(Figure scripts)
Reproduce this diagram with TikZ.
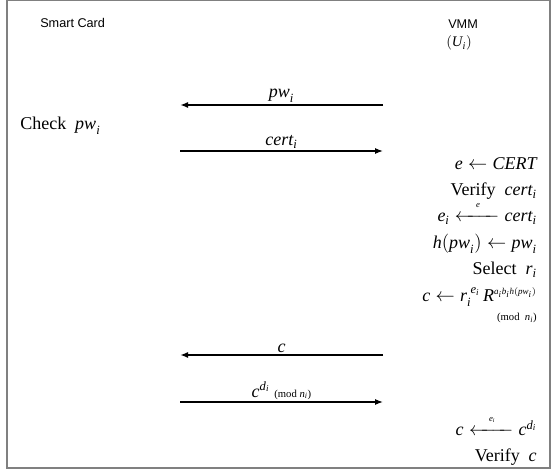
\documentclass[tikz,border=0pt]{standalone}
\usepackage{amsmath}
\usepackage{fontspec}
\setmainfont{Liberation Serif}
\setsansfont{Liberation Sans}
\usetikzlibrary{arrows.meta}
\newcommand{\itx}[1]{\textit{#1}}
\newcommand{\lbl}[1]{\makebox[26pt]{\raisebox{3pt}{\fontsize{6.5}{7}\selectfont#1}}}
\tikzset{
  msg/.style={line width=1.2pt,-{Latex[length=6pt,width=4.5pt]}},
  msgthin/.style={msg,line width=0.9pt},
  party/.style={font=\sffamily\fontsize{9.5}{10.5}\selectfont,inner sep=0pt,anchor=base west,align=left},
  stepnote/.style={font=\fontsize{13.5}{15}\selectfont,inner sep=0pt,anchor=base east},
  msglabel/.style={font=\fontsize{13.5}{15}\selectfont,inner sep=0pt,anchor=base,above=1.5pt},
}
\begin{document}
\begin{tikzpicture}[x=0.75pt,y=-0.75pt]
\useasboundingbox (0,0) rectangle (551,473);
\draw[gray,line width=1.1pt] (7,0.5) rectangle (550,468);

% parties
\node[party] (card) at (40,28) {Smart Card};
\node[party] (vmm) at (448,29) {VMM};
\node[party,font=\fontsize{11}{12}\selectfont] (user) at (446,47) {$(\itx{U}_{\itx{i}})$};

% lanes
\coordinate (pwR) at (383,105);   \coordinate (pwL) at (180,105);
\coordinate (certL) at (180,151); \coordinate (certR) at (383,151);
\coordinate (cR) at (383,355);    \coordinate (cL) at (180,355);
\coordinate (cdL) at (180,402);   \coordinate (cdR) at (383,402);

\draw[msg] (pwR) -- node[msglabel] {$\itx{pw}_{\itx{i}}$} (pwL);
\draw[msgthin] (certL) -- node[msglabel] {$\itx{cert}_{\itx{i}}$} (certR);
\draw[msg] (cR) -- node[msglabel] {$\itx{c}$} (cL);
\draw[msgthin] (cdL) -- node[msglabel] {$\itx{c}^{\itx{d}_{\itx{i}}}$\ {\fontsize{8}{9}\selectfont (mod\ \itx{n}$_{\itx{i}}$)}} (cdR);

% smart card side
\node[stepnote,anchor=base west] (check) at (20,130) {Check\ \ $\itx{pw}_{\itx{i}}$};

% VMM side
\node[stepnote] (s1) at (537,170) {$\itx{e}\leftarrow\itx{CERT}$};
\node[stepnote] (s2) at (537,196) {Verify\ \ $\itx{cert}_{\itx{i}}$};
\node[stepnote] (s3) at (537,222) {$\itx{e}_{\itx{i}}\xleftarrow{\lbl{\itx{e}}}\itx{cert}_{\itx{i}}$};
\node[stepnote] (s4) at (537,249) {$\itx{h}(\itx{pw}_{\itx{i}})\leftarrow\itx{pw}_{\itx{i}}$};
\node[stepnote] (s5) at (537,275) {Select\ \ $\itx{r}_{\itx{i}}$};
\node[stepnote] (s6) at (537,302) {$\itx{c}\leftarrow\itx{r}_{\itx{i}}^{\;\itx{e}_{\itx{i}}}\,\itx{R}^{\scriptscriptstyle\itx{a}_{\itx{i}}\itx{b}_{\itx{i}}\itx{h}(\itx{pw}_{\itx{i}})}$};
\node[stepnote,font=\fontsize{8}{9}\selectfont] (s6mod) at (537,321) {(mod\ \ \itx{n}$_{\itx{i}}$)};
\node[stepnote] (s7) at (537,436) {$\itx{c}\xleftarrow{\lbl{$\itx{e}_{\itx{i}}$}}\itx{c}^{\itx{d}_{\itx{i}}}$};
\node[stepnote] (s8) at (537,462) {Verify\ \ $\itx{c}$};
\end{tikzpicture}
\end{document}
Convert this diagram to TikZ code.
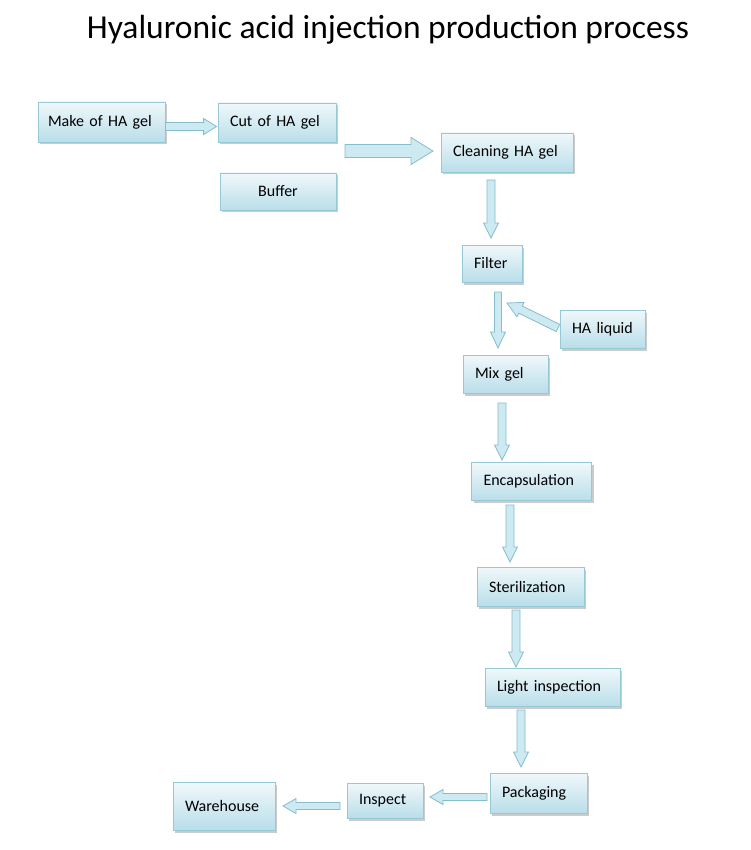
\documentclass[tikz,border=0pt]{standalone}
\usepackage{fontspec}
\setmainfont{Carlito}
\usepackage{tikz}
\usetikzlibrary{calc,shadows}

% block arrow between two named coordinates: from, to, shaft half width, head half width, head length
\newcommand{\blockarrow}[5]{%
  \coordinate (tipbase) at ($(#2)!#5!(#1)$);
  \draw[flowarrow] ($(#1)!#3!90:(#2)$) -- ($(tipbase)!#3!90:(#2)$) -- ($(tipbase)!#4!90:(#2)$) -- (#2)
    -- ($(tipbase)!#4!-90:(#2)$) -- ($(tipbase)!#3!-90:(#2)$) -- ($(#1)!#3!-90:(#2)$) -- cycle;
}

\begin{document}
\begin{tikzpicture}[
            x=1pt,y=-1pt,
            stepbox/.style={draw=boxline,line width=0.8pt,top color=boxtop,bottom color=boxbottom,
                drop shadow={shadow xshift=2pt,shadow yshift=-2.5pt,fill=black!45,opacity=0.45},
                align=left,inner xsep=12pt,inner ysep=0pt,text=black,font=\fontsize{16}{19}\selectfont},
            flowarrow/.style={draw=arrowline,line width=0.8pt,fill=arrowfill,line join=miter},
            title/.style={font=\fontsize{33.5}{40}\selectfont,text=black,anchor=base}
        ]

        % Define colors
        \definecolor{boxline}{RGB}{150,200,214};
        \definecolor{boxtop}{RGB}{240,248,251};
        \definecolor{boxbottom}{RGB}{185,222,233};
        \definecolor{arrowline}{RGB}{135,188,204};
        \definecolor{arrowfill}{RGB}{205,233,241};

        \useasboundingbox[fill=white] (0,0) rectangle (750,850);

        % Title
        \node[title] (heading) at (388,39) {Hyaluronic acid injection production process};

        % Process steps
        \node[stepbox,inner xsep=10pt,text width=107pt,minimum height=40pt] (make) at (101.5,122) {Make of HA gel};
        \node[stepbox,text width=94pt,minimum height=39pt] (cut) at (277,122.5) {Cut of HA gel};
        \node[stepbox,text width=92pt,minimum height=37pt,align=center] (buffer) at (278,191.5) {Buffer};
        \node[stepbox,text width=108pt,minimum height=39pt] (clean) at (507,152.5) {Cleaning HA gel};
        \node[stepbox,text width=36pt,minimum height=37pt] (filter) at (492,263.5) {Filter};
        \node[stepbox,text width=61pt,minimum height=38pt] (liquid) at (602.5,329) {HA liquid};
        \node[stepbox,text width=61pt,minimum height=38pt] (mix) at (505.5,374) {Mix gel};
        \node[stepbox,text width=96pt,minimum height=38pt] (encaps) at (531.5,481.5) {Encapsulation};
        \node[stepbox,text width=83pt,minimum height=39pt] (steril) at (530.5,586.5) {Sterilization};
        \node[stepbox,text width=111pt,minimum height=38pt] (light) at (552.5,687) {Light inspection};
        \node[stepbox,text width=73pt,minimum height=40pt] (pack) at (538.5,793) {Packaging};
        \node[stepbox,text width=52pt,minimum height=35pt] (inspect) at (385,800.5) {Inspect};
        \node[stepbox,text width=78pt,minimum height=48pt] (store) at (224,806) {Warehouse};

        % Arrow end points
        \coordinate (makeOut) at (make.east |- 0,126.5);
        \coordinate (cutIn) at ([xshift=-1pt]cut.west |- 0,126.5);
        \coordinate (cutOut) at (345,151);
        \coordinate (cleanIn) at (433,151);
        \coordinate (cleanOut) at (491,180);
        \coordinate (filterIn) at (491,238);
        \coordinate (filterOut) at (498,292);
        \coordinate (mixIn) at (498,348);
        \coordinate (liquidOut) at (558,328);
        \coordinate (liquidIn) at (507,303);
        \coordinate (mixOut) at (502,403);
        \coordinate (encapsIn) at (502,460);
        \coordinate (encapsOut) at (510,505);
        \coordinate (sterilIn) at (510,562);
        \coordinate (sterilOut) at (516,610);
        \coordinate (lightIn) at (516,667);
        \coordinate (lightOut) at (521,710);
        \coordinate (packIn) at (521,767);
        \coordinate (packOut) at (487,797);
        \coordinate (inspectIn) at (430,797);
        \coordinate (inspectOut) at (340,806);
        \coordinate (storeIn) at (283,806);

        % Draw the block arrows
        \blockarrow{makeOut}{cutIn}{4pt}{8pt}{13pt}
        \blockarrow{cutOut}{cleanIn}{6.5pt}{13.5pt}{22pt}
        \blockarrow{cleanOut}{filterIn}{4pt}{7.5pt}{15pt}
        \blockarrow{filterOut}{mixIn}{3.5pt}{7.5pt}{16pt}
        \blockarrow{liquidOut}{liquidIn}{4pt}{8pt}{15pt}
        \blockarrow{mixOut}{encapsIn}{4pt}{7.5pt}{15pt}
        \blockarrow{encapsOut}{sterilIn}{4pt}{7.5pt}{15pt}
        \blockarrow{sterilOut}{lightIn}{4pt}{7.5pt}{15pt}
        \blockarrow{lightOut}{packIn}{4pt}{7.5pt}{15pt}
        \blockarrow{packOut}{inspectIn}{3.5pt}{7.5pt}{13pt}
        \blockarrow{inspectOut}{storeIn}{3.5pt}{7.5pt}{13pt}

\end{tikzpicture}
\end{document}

_Direction_
Take the lines above from the top of the records through the one with "(cdR) at (383,402);" and repeat them exactly, without any pictures.

_Result of the task_
Reproduce this diagram with TikZ.
\documentclass[tikz,border=0pt]{standalone}
\usepackage{amsmath}
\usepackage{fontspec}
\setmainfont{Liberation Serif}
\setsansfont{Liberation Sans}
\usetikzlibrary{arrows.meta}
\newcommand{\itx}[1]{\textit{#1}}
\newcommand{\lbl}[1]{\makebox[26pt]{\raisebox{3pt}{\fontsize{6.5}{7}\selectfont#1}}}
\tikzset{
  msg/.style={line width=1.2pt,-{Latex[length=6pt,width=4.5pt]}},
  msgthin/.style={msg,line width=0.9pt},
  party/.style={font=\sffamily\fontsize{9.5}{10.5}\selectfont,inner sep=0pt,anchor=base west,align=left},
  stepnote/.style={font=\fontsize{13.5}{15}\selectfont,inner sep=0pt,anchor=base east},
  msglabel/.style={font=\fontsize{13.5}{15}\selectfont,inner sep=0pt,anchor=base,above=1.5pt},
}
\begin{document}
\begin{tikzpicture}[x=0.75pt,y=-0.75pt]
\useasboundingbox (0,0) rectangle (551,473);
\draw[gray,line width=1.1pt] (7,0.5) rectangle (550,468);

% parties
\node[party] (card) at (40,28) {Smart Card};
\node[party] (vmm) at (448,29) {VMM};
\node[party,font=\fontsize{11}{12}\selectfont] (user) at (446,47) {$(\itx{U}_{\itx{i}})$};

% lanes
\coordinate (pwR) at (383,105);   \coordinate (pwL) at (180,105);
\coordinate (certL) at (180,151); \coordinate (certR) at (383,151);
\coordinate (cR) at (383,355);    \coordinate (cL) at (180,355);
\coordinate (cdL) at (180,402);   \coordinate (cdR) at (383,402);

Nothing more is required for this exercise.